Юкио Мисима
•
Философский дневник маньяка-убийцы, жившего в Средние века
…месяца …числа
Двадцать Пятый сегун бакуфу Муромати, Асикага Еситори, будет убит.
Перед толпою женщин в украшенных лилиями и пионами одеяниях Сегун величественно возлежит, попыхивая трубочкой с опиумом, позвякивая лениво колокольчиками разноцветного заморского стекла. Он не подозревает, что перед ним его убийца. Скорее наоборот — не Сегун ли этот человек, размышляет он… Кровь из застывшей, насупленной брови убитого распишет своей киноварью бахрому роскошных одежд.
Убийце известно Нечто.
Сказано: лишь убивая, способен убийца достигать совершенства. Этот Сегун — не потомок убийц.
…месяца …числа
Убивать — мое движение себя. Убивать — мое открытие себя. Мостик к давно забытому рождению. Как во сне — сколь прекрасен убийца в своем совершенстве посреди великого Хаоса… Убийца — изнанка Создателя. Эта великая Общность, когда Восторг и Уныние сливаются воедино…
Убить даму Рэйко на Севере. Красота того мира, когда, ахнув, она отпрянет, заворожила меня. Ибо нет на свете стыда сильнее, чем смерть.
Она скорее похожа на человека, радующегося тому, что его убивают; какое-то странное задумчивое спокойствие появилось в ее глазах.

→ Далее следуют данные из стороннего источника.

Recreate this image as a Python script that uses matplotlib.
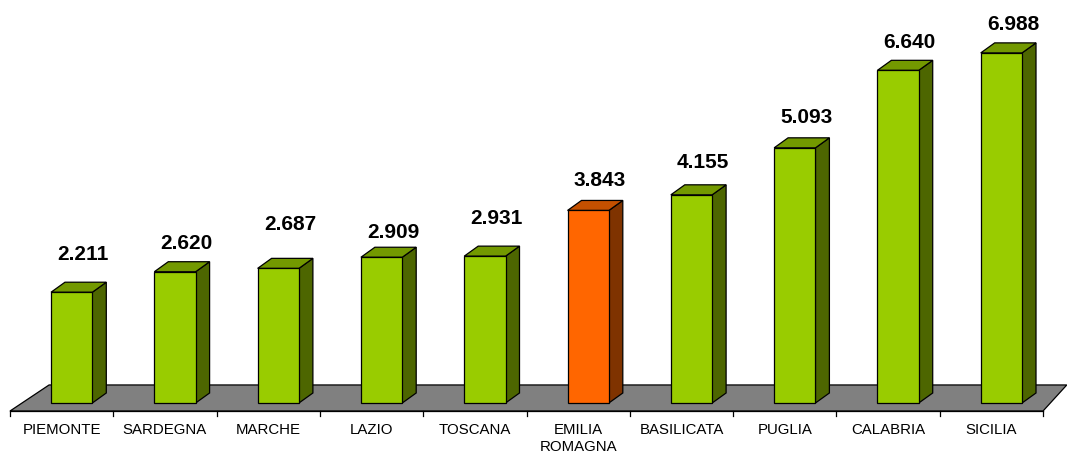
import matplotlib
matplotlib.use('Agg')
import matplotlib.pyplot as plt
from matplotlib.patches import Rectangle, Polygon

regioni = ['PIEMONTE', 'SARDEGNA', 'MARCHE', 'LAZIO', 'TOSCANA',
           'EMILIA\nROMAGNA', 'BASILICATA', 'PUGLIA', 'CALABRIA', 'SICILIA']
valori = [2.211, 2.620, 2.687, 2.909, 2.931, 3.843, 4.155, 5.093, 6.640, 6.988]
evidenzia = 'EMILIA\nROMAGNA'

# distanza etichetta-barra (a mano, come nel grafico originale)
alzo_etichette = [0.76, 0.57, 0.87, 0.50, 0.76, 0.59, 0.64, 0.60, 0.55, 0.56]

verde = ('#99CC00', '#739900', '#4D6600')
arancio = ('#FF6600', '#C45000', '#7F3300')

plt.rcParams['font.family'] = ['Liberation Sans', 'DejaVu Sans']

fig = plt.figure(figsize=(10.67, 4.55), dpi=100)
ax = fig.add_axes([0, 0, 1, 1])
ax.set_xlim(-0.097, 10.232)
ax.set_ylim(-1.038, 8.044)
ax.axis('off')

n = len(regioni)
pav_front, pav_back = -0.16, 0.36
# pavimento grigio
ax.add_patch(Polygon([(0, pav_front), (n, pav_front), (n + 0.23, pav_back), (0.378, pav_back)],
                     closed=True, facecolor='#808080', edgecolor='black', lw=0.9, zorder=1))
ax.plot([0, n], [pav_front, pav_front], color='black', lw=0.9, zorder=2)
for i in range(n + 1):
    ax.plot([i, i], [pav_front, pav_front - 0.1], color='black', lw=0.9, zorder=2)

larg = 0.40
dx, dy = 0.135, 0.2
for i, (reg, v) in enumerate(zip(regioni, valori)):
    front, top, side = arancio if reg == evidenzia else verde
    x0 = i + 0.397
    x1 = x0 + larg
    ax.add_patch(Polygon([(x1, 0), (x1 + dx, dy), (x1 + dx, v + dy), (x1, v)],
                         closed=True, facecolor=side, edgecolor='black', lw=0.9, zorder=3))
    ax.add_patch(Polygon([(x0, v), (x1, v), (x1 + dx, v + dy), (x0 + dx, v + dy)],
                         closed=True, facecolor=top, edgecolor='black', lw=0.9, zorder=3))
    ax.add_patch(Rectangle((x0, 0), larg, v, facecolor=front, edgecolor='black',
                           lw=0.9, zorder=4))
    ax.text(i + 0.71, v + alzo_etichette[i], f'{v:.3f}', ha='center', va='center',
            fontsize=15, fontweight='bold', color='black', zorder=5)
    ax.text(i + 0.5, -0.40, reg, ha='center', va='top', fontsize=10.8,
            color='black', linespacing=1.3)

fig.savefig('out.png', dpi=100, facecolor='white')
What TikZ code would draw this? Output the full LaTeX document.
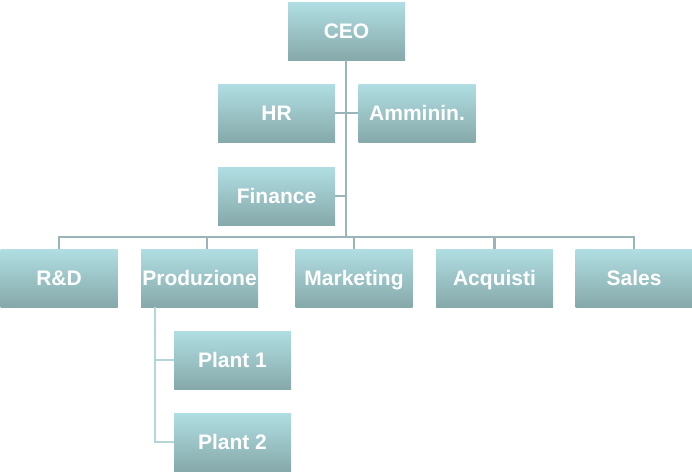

На острие моего клинка чувствовалась одна тяжесть умиротворения тяжесть обрушивающихся лавиной золота, серебра и парчи. И клинок убийцы, как это ни странно, будто удерживал изо всех сил эту уходившую душу. Непревзойденная красота, и — жестокая красота в этом стремлении удержать…
…Теперь маленький белый, будто фарфоровый, подбородок всплывает из тьмы ликом призрака ночи…
…месяца …числа
Заход солнца для убийцы мучительно болезнен — именно для его духа подходит более всего сияющий закат. Утопия заката — очарование от сжатой до предела страсти.
Убийство ста двадцати шести нищих-попрошаек. Плебейская грязь, смакуя, пожирает смерть. В этом случае стремление убийцы — наивысшее здоровье. Убийство в том месте, где собралось нечто настолько грязное, выглядит как стремление к новой красоте, — или, иначе говоря, как свидетельство уэе заложенной в этом красоты. Что же тогда означают слова о здоровье?
Зловонный ветер проносится по венам города убийства. Люди не обращают на это внимания… Стремления к смерти не хватает этому городу городу с легкой тенью паруса.
…месяца …числа
Прощается с жизнью юноша-актер Кадзяку. Эти губы, очаровательно зардевшись, подрагивают, словно цветы на покачивающейся ранней сакуре. Театральный костюм с узором из огненных колокольчиков тяжело и холодно обвивает бледное, словно сердцевина желтого шиповника, умирающее мягкое тело. Хлынувшая яркая кровь рисует многоцветную радугу.
Хранивший верность всему унаследованному прежде молодой человек сейчас на какое-то мгновение вступает в тайный сговор с убийцей, который должен принять теряемое, принять то, что тот заставляет отдать.
Убийца, сжигающий себя стремлением к опасному месту, убийца, бросающийся в поток, — и есть то единственное, что непрерывно в этом потоке. Он живет, убивая и двигая этим к смерти себя самого.
…месяца …числа. ПРОГУЛКА УБИЙЦЫ
Одним прекрасным весенним днем убийца — на приятной прогулке, его поклоны встречным спокойны и исполнены достоинства. Весенний лес, приветствуя его, шумит, как сам круговорот человеческой жизни.
Птичка поет — и я спою.
Пой, птичка, — и я спою…
Однако сейчас — пора исцеления. Исцеления от ожидания, избавления от противления, спасения и от всех обещаний; но его сердце — сердце убийцы, и это время его не тревожит. Ему все кажется бесполезным. Он не сможет бросить свое тело в этом месте, потому что презирает страсть к избавлению. Он убивает не для того, чтобы цветок снова принял форму цветка.
Эти мысли, подобные порханию мокрой от утренней росы бабочки, едва заметно нарушают чинность его походки.
Проплывает облако.
Лес на щедром ветру размахивает белыми изнанками листьев.
От всего этого убийце больно. И лес, и источник, и бабочки — птички; — всюду, куда ни кинешь взор, — печальный пейзаж с цветами и птицами.
Тропа и солнце. Все это раскрашивает образы времени.
Наверное, то, что вызывает в нем боль, — все-таки не раскаяние. То, что наполняет глаза его, его, настигающего жизнь, — не раскаяние. Может, оно и есть его здоровье. Клинок его — не всемогущ, его собственный клинок не способен убить даже это здоровье.